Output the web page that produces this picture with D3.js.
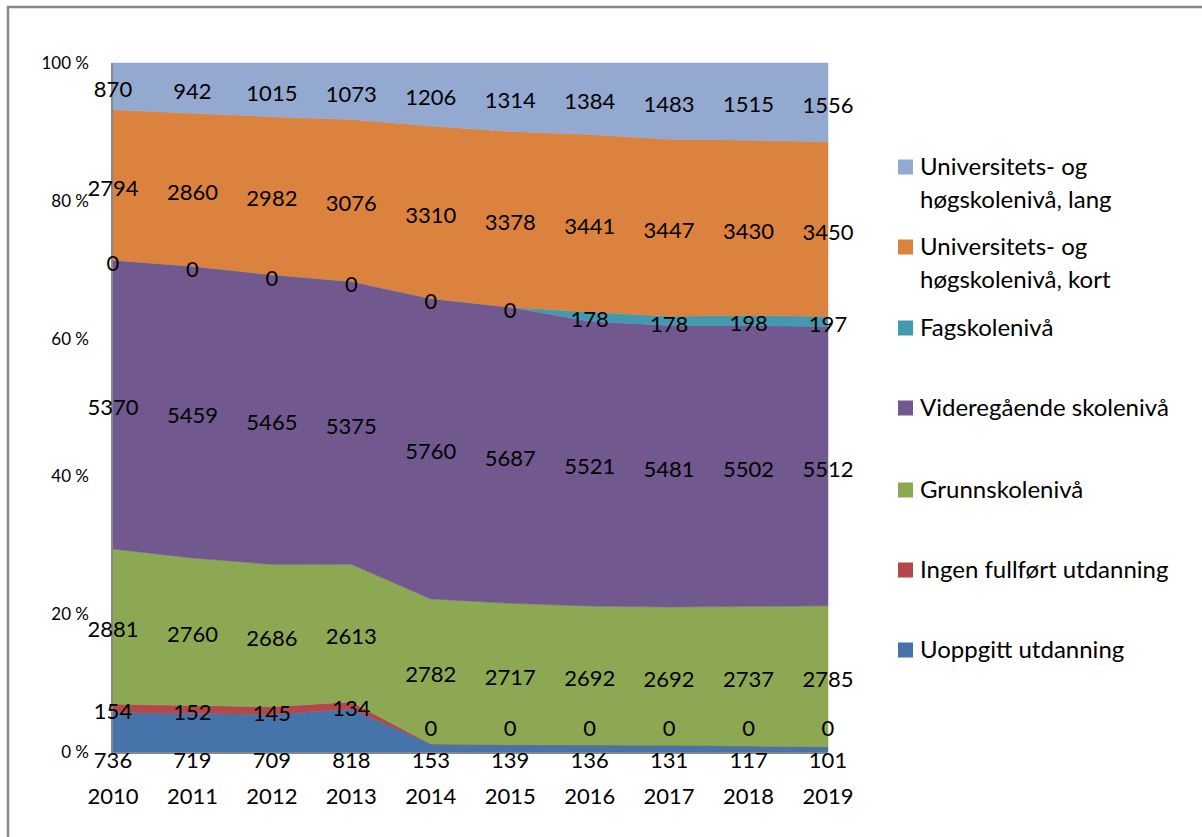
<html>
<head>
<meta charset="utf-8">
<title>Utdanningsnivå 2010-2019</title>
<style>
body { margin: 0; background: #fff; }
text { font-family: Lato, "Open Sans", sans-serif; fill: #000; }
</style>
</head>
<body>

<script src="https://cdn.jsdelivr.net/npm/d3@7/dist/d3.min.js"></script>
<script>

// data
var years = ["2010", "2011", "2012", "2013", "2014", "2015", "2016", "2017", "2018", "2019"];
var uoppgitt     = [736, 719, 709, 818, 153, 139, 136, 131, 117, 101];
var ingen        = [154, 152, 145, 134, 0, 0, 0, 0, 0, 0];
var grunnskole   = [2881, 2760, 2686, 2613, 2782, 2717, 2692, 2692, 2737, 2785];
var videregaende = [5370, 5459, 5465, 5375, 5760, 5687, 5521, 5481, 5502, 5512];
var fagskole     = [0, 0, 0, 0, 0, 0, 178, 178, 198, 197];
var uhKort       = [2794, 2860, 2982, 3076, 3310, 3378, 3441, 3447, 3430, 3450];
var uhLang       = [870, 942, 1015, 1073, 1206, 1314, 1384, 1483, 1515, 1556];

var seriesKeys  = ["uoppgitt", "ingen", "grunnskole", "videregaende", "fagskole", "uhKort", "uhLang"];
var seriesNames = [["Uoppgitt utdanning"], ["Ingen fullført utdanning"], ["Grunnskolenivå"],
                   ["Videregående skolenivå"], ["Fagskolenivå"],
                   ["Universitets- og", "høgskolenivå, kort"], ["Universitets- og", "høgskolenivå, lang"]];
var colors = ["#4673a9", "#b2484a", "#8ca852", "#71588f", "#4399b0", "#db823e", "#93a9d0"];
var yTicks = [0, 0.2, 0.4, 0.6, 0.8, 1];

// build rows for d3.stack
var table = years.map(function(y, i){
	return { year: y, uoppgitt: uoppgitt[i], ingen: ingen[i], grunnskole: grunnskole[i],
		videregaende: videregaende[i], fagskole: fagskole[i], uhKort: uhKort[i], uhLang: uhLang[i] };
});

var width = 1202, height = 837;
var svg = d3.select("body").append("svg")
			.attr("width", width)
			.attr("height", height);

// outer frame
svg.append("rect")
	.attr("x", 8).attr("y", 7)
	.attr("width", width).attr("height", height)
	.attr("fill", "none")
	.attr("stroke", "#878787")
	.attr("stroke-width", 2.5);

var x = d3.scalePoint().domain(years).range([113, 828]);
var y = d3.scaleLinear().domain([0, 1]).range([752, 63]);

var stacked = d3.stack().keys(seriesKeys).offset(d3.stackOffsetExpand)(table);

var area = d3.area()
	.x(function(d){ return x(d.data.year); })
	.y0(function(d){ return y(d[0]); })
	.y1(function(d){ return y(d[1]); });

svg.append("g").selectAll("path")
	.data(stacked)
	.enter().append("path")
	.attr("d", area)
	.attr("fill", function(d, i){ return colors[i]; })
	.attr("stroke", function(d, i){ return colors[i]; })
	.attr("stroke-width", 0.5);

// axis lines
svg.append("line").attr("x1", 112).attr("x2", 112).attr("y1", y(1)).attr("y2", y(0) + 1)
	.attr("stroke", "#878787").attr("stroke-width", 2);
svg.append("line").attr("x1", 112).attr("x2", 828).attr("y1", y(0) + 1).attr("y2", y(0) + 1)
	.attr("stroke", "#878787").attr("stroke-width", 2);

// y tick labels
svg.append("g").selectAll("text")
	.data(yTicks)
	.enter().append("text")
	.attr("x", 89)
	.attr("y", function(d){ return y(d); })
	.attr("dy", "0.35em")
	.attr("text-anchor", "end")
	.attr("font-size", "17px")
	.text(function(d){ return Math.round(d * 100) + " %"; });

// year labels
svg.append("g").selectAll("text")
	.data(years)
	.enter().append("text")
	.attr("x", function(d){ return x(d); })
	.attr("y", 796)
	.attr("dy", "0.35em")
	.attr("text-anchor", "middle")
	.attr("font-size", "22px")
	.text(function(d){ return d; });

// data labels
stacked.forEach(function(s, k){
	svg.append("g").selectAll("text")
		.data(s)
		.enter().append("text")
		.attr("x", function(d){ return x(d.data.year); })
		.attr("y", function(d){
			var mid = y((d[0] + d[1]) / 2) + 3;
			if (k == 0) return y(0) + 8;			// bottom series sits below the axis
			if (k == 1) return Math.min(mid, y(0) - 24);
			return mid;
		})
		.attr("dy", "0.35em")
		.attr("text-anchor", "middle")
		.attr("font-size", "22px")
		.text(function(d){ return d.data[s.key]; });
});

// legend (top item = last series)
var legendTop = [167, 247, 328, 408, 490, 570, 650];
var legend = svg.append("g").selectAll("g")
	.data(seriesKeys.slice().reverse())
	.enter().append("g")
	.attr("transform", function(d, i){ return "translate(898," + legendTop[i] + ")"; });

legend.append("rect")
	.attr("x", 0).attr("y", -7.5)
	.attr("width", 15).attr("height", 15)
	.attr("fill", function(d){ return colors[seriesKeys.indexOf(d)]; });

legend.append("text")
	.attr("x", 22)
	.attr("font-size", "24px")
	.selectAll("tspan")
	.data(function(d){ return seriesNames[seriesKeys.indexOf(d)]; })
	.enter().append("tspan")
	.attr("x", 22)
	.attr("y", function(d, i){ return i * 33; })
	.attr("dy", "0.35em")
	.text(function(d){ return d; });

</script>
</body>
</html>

------------------------------------

● **Set task**: Restate, line by line and word for word, everything from the top of the material through the line that contains "1483, 1515, 1556];". Leave pictures out.

● **Exercise solution**:
Output the web page that produces this picture with D3.js.
<html>
<head>
<meta charset="utf-8">
<title>Utdanningsnivå 2010-2019</title>
<style>
body { margin: 0; background: #fff; }
text { font-family: Lato, "Open Sans", sans-serif; fill: #000; }
</style>
</head>
<body>

<script src="https://cdn.jsdelivr.net/npm/d3@7/dist/d3.min.js"></script>
<script>

// data
var years = ["2010", "2011", "2012", "2013", "2014", "2015", "2016", "2017", "2018", "2019"];
var uoppgitt     = [736, 719, 709, 818, 153, 139, 136, 131, 117, 101];
var ingen        = [154, 152, 145, 134, 0, 0, 0, 0, 0, 0];
var grunnskole   = [2881, 2760, 2686, 2613, 2782, 2717, 2692, 2692, 2737, 2785];
var videregaende = [5370, 5459, 5465, 5375, 5760, 5687, 5521, 5481, 5502, 5512];
var fagskole     = [0, 0, 0, 0, 0, 0, 178, 178, 198, 197];
var uhKort       = [2794, 2860, 2982, 3076, 3310, 3378, 3441, 3447, 3430, 3450];
var uhLang       = [870, 942, 1015, 1073, 1206, 1314, 1384, 1483, 1515, 1556];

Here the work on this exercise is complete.